Bloodstock has been a long term supporter of the Sophie Lancaster fund, which I urge you to visit if you have not already. Set up in memory of Sophie Lancaster who was so brutally killed simply for looking different, the charity led by her family has worked tirelessly to promote acceptance and end prejudice. The Bloodstock support of the charity is no promotional hype, or flavour of the month as sadly can be seen at other events, but rather is an issue close to the hearts of all those involved.

"We will never rename the stage" says Vicky "It will always be the Sophie Lancaster Stage and we are proud and dedicated in our ongoing support of them. People are still being abused just because of how they look or dress, we hear absolute horror stories and it is so important we support them. Every year Sophie's family attend, their work is relentless and inspiring under such awful circumstances."

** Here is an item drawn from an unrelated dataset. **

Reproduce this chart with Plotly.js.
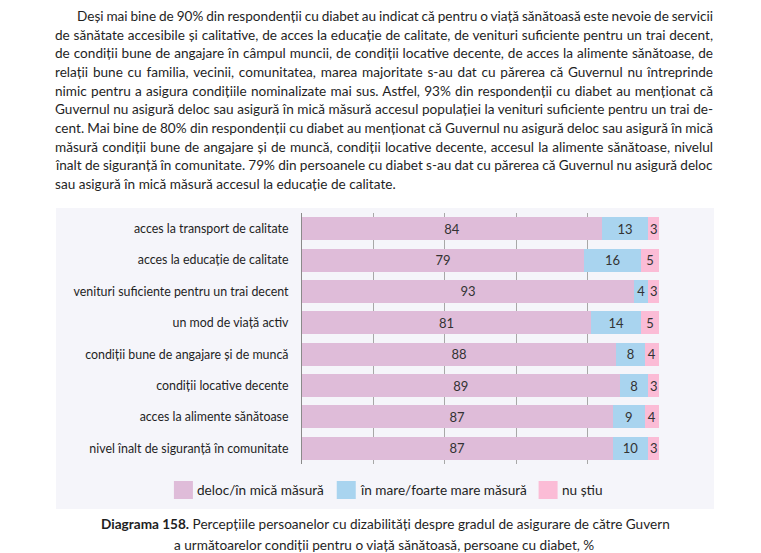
<!DOCTYPE html>
<html>
<head>
<meta charset="utf-8">
<script src="https://cdn.plot.ly/plotly-3.0.1.min.js"></script>
<style>
  html, body { margin: 0; padding: 0; background: #ffffff; }
  #chart { width: 761px; height: 553px; }
</style>
</head>
<body>
<div id="chart"></div>
<script>
// ---------- data ----------
const categories = [
  "acces la transport de calitate",
  "acces la educație de calitate",
  "venituri suficiente pentru un trai decent",
  "un mod de viață activ",
  "condiții bune de angajare și de muncă",
  "condiții locative decente",
  "acces la alimente sănătoase",
  "nivel înalt de siguranță în comunitate"
];
const delocValues = [84, 79, 93, 81, 88, 89, 87, 87];
const mareValues  = [13, 16, 4, 14, 8, 8, 9, 10];
const nuStiuValues = [3, 5, 3, 5, 4, 3, 4, 3];
const seriesNames = ["deloc/în mică măsură", "în mare/foarte mare măsură", "nu știu"];
const seriesColors = ["#dfbcd9", "#a9d4ef", "#fbbcd6"];

const paragraphLines = [
  "Deși mai bine de 90% din respondenții cu diabet au indicat că pentru o viață sănătoasă este nevoie de servicii",
  "de sănătate accesibile și calitative, de acces la educație de calitate, de venituri suficiente pentru un trai decent,",
  "de condiții bune de angajare în câmpul muncii, de condiții locative decente, de acces la alimente sănătoase, de",
  "relații bune cu familia, vecinii, comunitatea, marea majoritate s-au dat cu părerea că Guvernul nu întreprinde",
  "nimic pentru a asigura condițiile nominalizate mai sus. Astfel, 93% din respondenții cu diabet au menționat că",
  "Guvernul nu asigură deloc sau asigură în mică măsură accesul populației la venituri suficiente pentru un trai de-",
  "cent. Mai bine de 80% din respondenții cu diabet au menționat că Guvernul nu asigură deloc sau asigură în mică",
  "măsură condiții bune de angajare și de muncă, condiții locative decente, accesul la alimente sănătoase, nivelul",
  "înalt de siguranță în comunitate. 79% din persoanele cu diabet s-au dat cu părerea că Guvernul nu asigură deloc",
  "sau asigură în mică măsură accesul la educație de calitate."
];
const captionBold = "Diagrama 158.";
const captionLine1 = " Percepțiile persoanelor cu dizabilități despre gradul de asigurare de către Guvern";
const captionLine2 = "a următoarelor condiții pentru o viață sănătoasă, persoane cu diabet, %";

// ---------- layout geometry (pixels) ----------
const W = 761, H = 553;
const L = 302, R = 659, T = 213, B = 464;
const px = x => (x - L) / (R - L);
const py = y => (B - y) / (B - T);
const FONT = "Lato, 'Open Sans', sans-serif";
const TEXTC = "#1f1f1f";

const seriesValues = [delocValues, mareValues, nuStiuValues];
const traces = seriesValues.map((vals, i) => ({
  type: "bar",
  orientation: "h",
  name: seriesNames[i],
  y: categories,
  x: vals,
  text: vals.map(String),
  textposition: "inside",
  insidetextanchor: "middle",
  textangle: 0,
  constraintext: "none",
  textfont: { family: FONT, size: 13, color: "#333333" },
  marker: { color: seriesColors[i], line: { width: 0 } },
  hoverinfo: "skip",
  showlegend: false
}));

const annotations = [];
const shapes = [];

// background panel
shapes.push({
  type: "rect", xref: "paper", yref: "paper", layer: "below",
  x0: px(56), x1: px(714), y0: py(509), y1: py(208),
  fillcolor: "#f5f5fa", line: { width: 0 }
});

// paragraph
const lineTop = 16, lineStep = 18.67;
const paraLeft = 55, paraIndent = 77, paraRight = 713;
paragraphLines.forEach((t, i) => {
  annotations.push({
    xref: "paper", yref: "paper",
    x: px(i === 0 ? paraIndent : paraLeft), y: py(lineTop + i * lineStep),
    xanchor: "left", yanchor: "middle",
    text: t, showarrow: false,
    font: { family: FONT, size: 13.6, color: TEXTC }
  });
});

// caption
annotations.push({
  xref: "paper", yref: "paper", x: px(385), y: py(524),
  xanchor: "center", yanchor: "middle", showarrow: false,
  text: "<b>" + captionBold + "</b>" + captionLine1,
  font: { family: FONT, size: 13.6, color: TEXTC }
});
annotations.push({
  xref: "paper", yref: "paper", x: px(384), y: py(545),
  xanchor: "center", yanchor: "middle", showarrow: false,
  text: captionLine2,
  font: { family: FONT, size: 13.6, color: TEXTC }
});

// legend (custom, larger swatches) — laid out from measured text widths
const LEG_FONT_SIZE = 13.6;
const ctx = document.createElement("canvas").getContext("2d");
ctx.font = LEG_FONT_SIZE + "px Lato";
const sw = 19, swh = 18, swGap = 4, itemGap = 13, legY = 490, legCenter = 388;
const widths = seriesNames.map(n => ctx.measureText(n).width);
const total = widths.reduce((a, w) => a + sw + swGap + w, 0) + itemGap * (seriesNames.length - 1);
let cx = legCenter - total / 2;
seriesNames.forEach((n, i) => {
  shapes.push({
    type: "rect", xref: "paper", yref: "paper",
    x0: px(cx), x1: px(cx + sw), y0: py(legY + swh / 2), y1: py(legY - swh / 2),
    fillcolor: seriesColors[i], line: { width: 0 }
  });
  annotations.push({
    xref: "paper", yref: "paper", x: px(cx + sw + swGap - 1), y: py(legY),
    xanchor: "left", yanchor: "middle", showarrow: false, borderpad: 0,
    text: n, font: { family: FONT, size: LEG_FONT_SIZE, color: TEXTC }
  });
  cx += sw + swGap + widths[i] + itemGap;
});

const layout = {
  width: W, height: H,
  margin: { l: L, r: W - R, t: T, b: H - B, pad: 0 },
  paper_bgcolor: "#ffffff",
  plot_bgcolor: "rgba(0,0,0,0)",
  barmode: "stack",
  bargap: 0.265,
  showlegend: false,
  font: { family: FONT, color: TEXTC },
  xaxis: {
    range: [0, 100], dtick: 20, tick0: 0,
    showgrid: true, gridcolor: "#a8a8a8", gridwidth: 1,
    zeroline: false, showticklabels: false, ticks: "",
    showline: false, fixedrange: true
  },
  yaxis: {
    autorange: "reversed", type: "category",
    showline: true, linecolor: "#8a8a8a", linewidth: 1,
    ticks: "", ticklabelstandoff: 10,
    tickfont: { family: FONT, size: 12.4, color: TEXTC },
    showgrid: false, zeroline: false, fixedrange: true
  },
  shapes: shapes,
  annotations: annotations
};

Plotly.newPlot("chart", traces, layout, { displayModeBar: false, staticPlot: true }).then(() => {
  // justify paragraph lines (all but the last) between the left and right edges
  const groups = document.querySelectorAll("#chart .annotation");
  groups.forEach(g => {
    const idx = +g.getAttribute("data-index");
    if (idx >= paragraphLines.length) return;
    const txt = g.querySelector("text.annotation-text");
    if (!txt) return;
    const leftTarget = idx === 0 ? paraIndent : paraLeft;
    const before = txt.getBoundingClientRect();
    const spaces = (paragraphLines[idx].match(/ /g) || []).length;
    if (idx < paragraphLines.length - 1 && spaces > 0) {
      txt.style.wordSpacing = ((paraRight - leftTarget - before.width) / spaces) + "px";
    }
    const after = txt.getBoundingClientRect();
    const dx = leftTarget - after.left;
    const prev = txt.getAttribute("transform") || "";
    txt.setAttribute("transform", prev + " translate(" + dx + ",0)");
  });
});
</script>
</body>
</html>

Bloodstock is a festival set to run and run, which given current climes is more than achievement. But don't presume the adage 'bigger is better' applies here. As Vicky explains

"Ideally we would like to see Bloodstock hit 20k, but past that point and you end up in a whole other league and that is not what we are about. Any larger than 20k and we would change the dynamic, we would lose our unique atmosphere. I would much rather we were thought of as a mini-Wacken than grow to compete with the likes of Download."

Indeed rather competing with Download Festival, it has become somewhat of a big brother to Bloodstock. Download's booker and Live Nation's promoter, Andy Copping has been a mentor for Vicky and someone she can still turn to for help and advice.

"Andy Copping? I love the man to bits! He is the most decent, honest man out there. In the early days he would give me advice, basically 'don't let the f**kers get you down'. I can still go to Andy for advice and often we find something that wouldn't work for Download would be perfect for Bloodstock and vice versa. As he said to me, if you stop getting passionate about it all, stop doing it. He is just f**king awesome!"

It will be a relief to many, myself included, that Bloodstock remains in the safe family hands of the Gregorys and hasn't been devoured by its own ambition.

As this year's festival approaches, has Vicky got plans to escape the production cabin and be a punter?

"I will be sneaking out front! I am especially looking forward to seeing Saxon, also some personal favourites of mine - Amon Amarth and Hatebreed. I am really excited to see Evil Scarecrow too, and hope we can get 13k people doing the robototron!"

So let's rally the troops for Vicky, get your tinfoil on and see you in the field. As Vicky says

"You WILL do the robototron and you WILL like it!"